City Life | 15 August 2009

The vision that failed in the place that still makes everywhere else look better

issue 15 August 2009

My abiding Bradford memory is of the aftermath of the terrible fire at the Valley Parade football ground in May 1985, which claimed 56 lives. As a young reporter on a Yorkshire paper, I had been sent to the scene to write what was then quaintly called a colour piece. There was precious little colour anywhere when I arrived. The air was thick with the stale stench of smoke and the atmosphere laden with grief. When a hardened Fleet Street hack tried to light his cigarette outside the charred ground, two residents of Manningham Lane screamed at him. In a nearby pub, seemingly oblivious to the tragedy, an ageing stripper danced to Ruby Turner’s ‘Move Closer’ as sweaty businessmen leered at her and gulped their lunchtime beer. This was a city fractured and forlorn.

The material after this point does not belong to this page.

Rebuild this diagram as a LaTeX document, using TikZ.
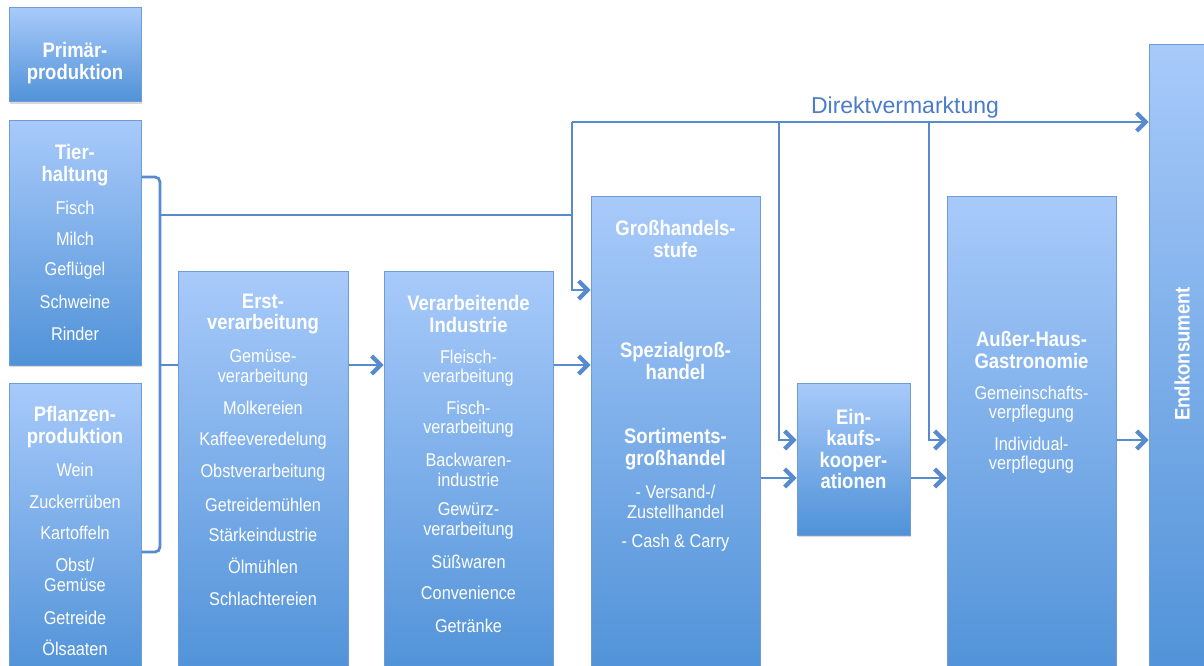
\documentclass[tikz,border=0pt]{standalone}
\usepackage{fontspec}
\setmainfont[FakeStretch=0.88]{Liberation Sans}
\newfontfamily\dvfont{Liberation Sans}
\usetikzlibrary{arrows.meta,shadows}

\definecolor{boxtop}{RGB}{168,202,250}
\definecolor{boxbot}{RGB}{80,146,216}
\definecolor{boxline}{RGB}{112,156,214}
\definecolor{flowblue}{RGB}{88,139,205}
\definecolor{dvblue}{RGB}{74,124,200}

\begin{document}
\begin{tikzpicture}[x=1pt,y=-1pt,
	stage/.style={draw=boxline, line width=1pt, top color=boxtop, bottom color=boxbot, inner sep=0pt,
		drop shadow={shadow xshift=0.5pt, shadow yshift=-2pt, opacity=0.3}},
	title/.style={text=white, font=\fontsize{21}{21.5}\selectfont\bfseries, align=center, inner sep=0pt},
	item/.style={text=white, font=\fontsize{18.5}{19.5}\selectfont, align=center, inner sep=0pt},
	flow/.style={draw=flowblue, line width=2.8pt},
	>={Straight Barb[length=9pt,width=18pt,line width=1.4pt 1]}]
	\useasboundingbox (0,0) rectangle (1204,666);
	\clip (0,0) rectangle (1204,666);

	% stages
	\node[stage, minimum width=132pt, minimum height=94pt] (prim) at (75,55) {};
	\node[stage, minimum width=132pt, minimum height=244pt] (tier) at (75,243) {};
	\node[stage, minimum width=132pt, minimum height=293pt] (pflanz) at (75,529.5) {};
	\node[stage, minimum width=170pt, minimum height=405pt] (erst) at (263,473.5) {};
	\node[stage, minimum width=169pt, minimum height=405pt] (verarb) at (468.5,473.5) {};
	\node[stage, minimum width=169pt, minimum height=480pt] (gross) at (675.5,436) {};
	\node[stage, minimum width=113pt, minimum height=152pt] (einkauf) at (853.5,459) {};
	\node[stage, minimum width=169pt, minimum height=480pt] (ausser) at (1031.5,436) {};
	\node[stage, minimum width=66pt, minimum height=631pt] (endk) at (1182,360.5) {};

	% texts
	\node[title] (prim-t) at (75,63) {Primär-\\produktion};

	\node[title] (tier-t) at (75,165) {Tier-\\haltung};
	\node[item] (tier-1) at (75,208) {Fisch};
	\node[item] (tier-2) at (75,239) {Milch};
	\node[item] (tier-3) at (75,271) {Geflügel};
	\node[item] (tier-4) at (75,302) {Schweine};
	\node[item] (tier-5) at (75,334) {Rinder};

	\node[title] (pflanz-t) at (75,427) {Pflanzen-\\produktion};
	\node[item] (pflanz-1) at (75,470) {Wein};
	\node[item] (pflanz-2) at (75,502) {Zuckerrüben};
	\node[item] (pflanz-3) at (75,533) {Kartoffeln};
	\node[item] (pflanz-4) at (75,575) {Obst/\\Gemüse};
	\node[item] (pflanz-5) at (75,618) {Getreide};
	\node[item] (pflanz-6) at (75,648) {Ölsaaten};

	\node[title] (erst-t) at (263,314) {Erst-\\verarbeitung};
	\node[item] (erst-1) at (263,368) {Gemüse-\\verarbeitung};
	\node[item] (erst-2) at (263,408) {Molkereien};
	\node[item] (erst-3) at (263,441) {Kaffeeveredelung};
	\node[item] (erst-4) at (263,473) {Obstverarbeitung};
	\node[item] (erst-5) at (263,505) {Getreidemühlen};
	\node[item] (erst-6) at (263,535) {Stärkeindustrie};
	\node[item] (erst-7) at (263,566) {Ölmühlen};
	\node[item] (erst-8) at (263,599) {Schlachtereien};

	\node[title] (verarb-t) at (468.5,314) {Verarbeitende\\Industrie};
	\node[item] (verarb-1) at (468.5,368) {Fleisch-\\verarbeitung};
	\node[item] (verarb-2) at (468.5,419) {Fisch-\\verarbeitung};
	\node[item] (verarb-3) at (468.5,470) {Backwaren-\\industrie};
	\node[item] (verarb-4) at (468.5,521) {Gewürz-\\verarbeitung};
	\node[item] (verarb-5) at (468.5,562) {Süßwaren};
	\node[item] (verarb-6) at (468.5,593) {Convenience};
	\node[item] (verarb-7) at (468.5,626) {Getränke};

	\node[title] (gross-t) at (675.5,239) {Großhandels-\\stufe};
	\node[title] (gross-1) at (675.5,361) {Spezialgroß-\\handel};
	\node[title] (gross-2) at (675.5,449) {Sortiments-\\großhandel};
	\node[item] (gross-3) at (675.5,502) {- Versand-/\\Zustellhandel};
	\node[item] (gross-4) at (675.5,543) {- Cash \& Carry};

	\node[title] (einkauf-t) at (853.5,449) {Ein-\\kaufs-\\kooper-\\ationen};

	\node[title] (ausser-t) at (1031.5,350) {Außer-Haus-\\Gastronomie};
	\node[item] (ausser-1) at (1031.5,404) {Gemeinschafts-\\verpflegung};
	\node[item] (ausser-2) at (1031.5,455) {Individual-\\verpflegung};

	\node[title, rotate=90] (endk-t) at (1182,354) {Endkonsument};

	\node[text=dvblue, font=\dvfont\fontsize{23}{23}\selectfont, inner sep=0pt] (dv-t) at (905,107.5) {Direktvermarktung};

	% connectors
	\coordinate (brtop) at (160,177);
	\coordinate (brbot) at (160,552);
	\coordinate (brtip) at (160,365);
	\coordinate (split) at (572,215);
	\coordinate (dv) at (572,122);
	\coordinate (gin) at (572,290);
	\coordinate (dk1) at (779,122);
	\coordinate (dk2) at (929,122);
	\coordinate (row2) at (0,440);
	\coordinate (row3) at (0,478);

	\draw[flow, rounded corners=5pt] (tier.east |- brtop) -- (brtop) -- (brbot) -- (pflanz.east |- brbot);
	\draw[flow] (brtip) -- (erst.west |- brtip);
	\draw[flow] (brtop |- split) -- (split);
	\draw[flow, ->] (erst.east |- brtip) -- (verarb.west |- brtip);
	\draw[flow, ->] (verarb.east |- brtip) -- (gross.west |- brtip);
	\draw[flow, ->] (dv) -- (gin) -- (gross.west |- gin);
	\draw[flow, ->] (dv) -- (endk.west |- dv);
	\draw[flow, ->] (dk1) |- (einkauf.west |- row2);
	\draw[flow, ->] (dk2) |- (ausser.west |- row2);
	\draw[flow, ->] (gross.east |- row3) -- (einkauf.west |- row3);
	\draw[flow, ->] (einkauf.east |- row3) -- (ausser.west |- row3);
	\draw[flow, ->] (ausser.east |- row2) -- (endk.west |- row2);
\end{tikzpicture}
\end{document}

’Twas ever thus. In 1840, as the industrial revolution gathered pace in this famous centre of the textile industry, the German poet and occasional revolutionary Georg Weerth wrote: ‘Every other factory town in England is a paradise compared to this hole. If anyone wishes to feel how a sinner is tormented in Purgatory, let him travel to Bradford.’ A century and a half later, the usually courteous Bill Bryson, in Notes From a Small Island, regretfully concluded that ‘Bradford’s role in life is to make every place else in the world look better in comparison, and it does this very well’. This unflattering image explains why ridicule greeted the maverick metropolitan architect Will Alsop’s futuristic Bradford masterplan, which envisaged creating a lake, a ‘business forest’ and an Eden Project-style sensory garden in the centre of the city. Ridicule turned to anger when the city’s ill-fated and frankly useless quango, Bradford Centre Regeneration (BCR), appeared to spend more time and money talking about Alsop’s dreams in exotic places such as Cannes rather than trying to turn them into reality in Bradford.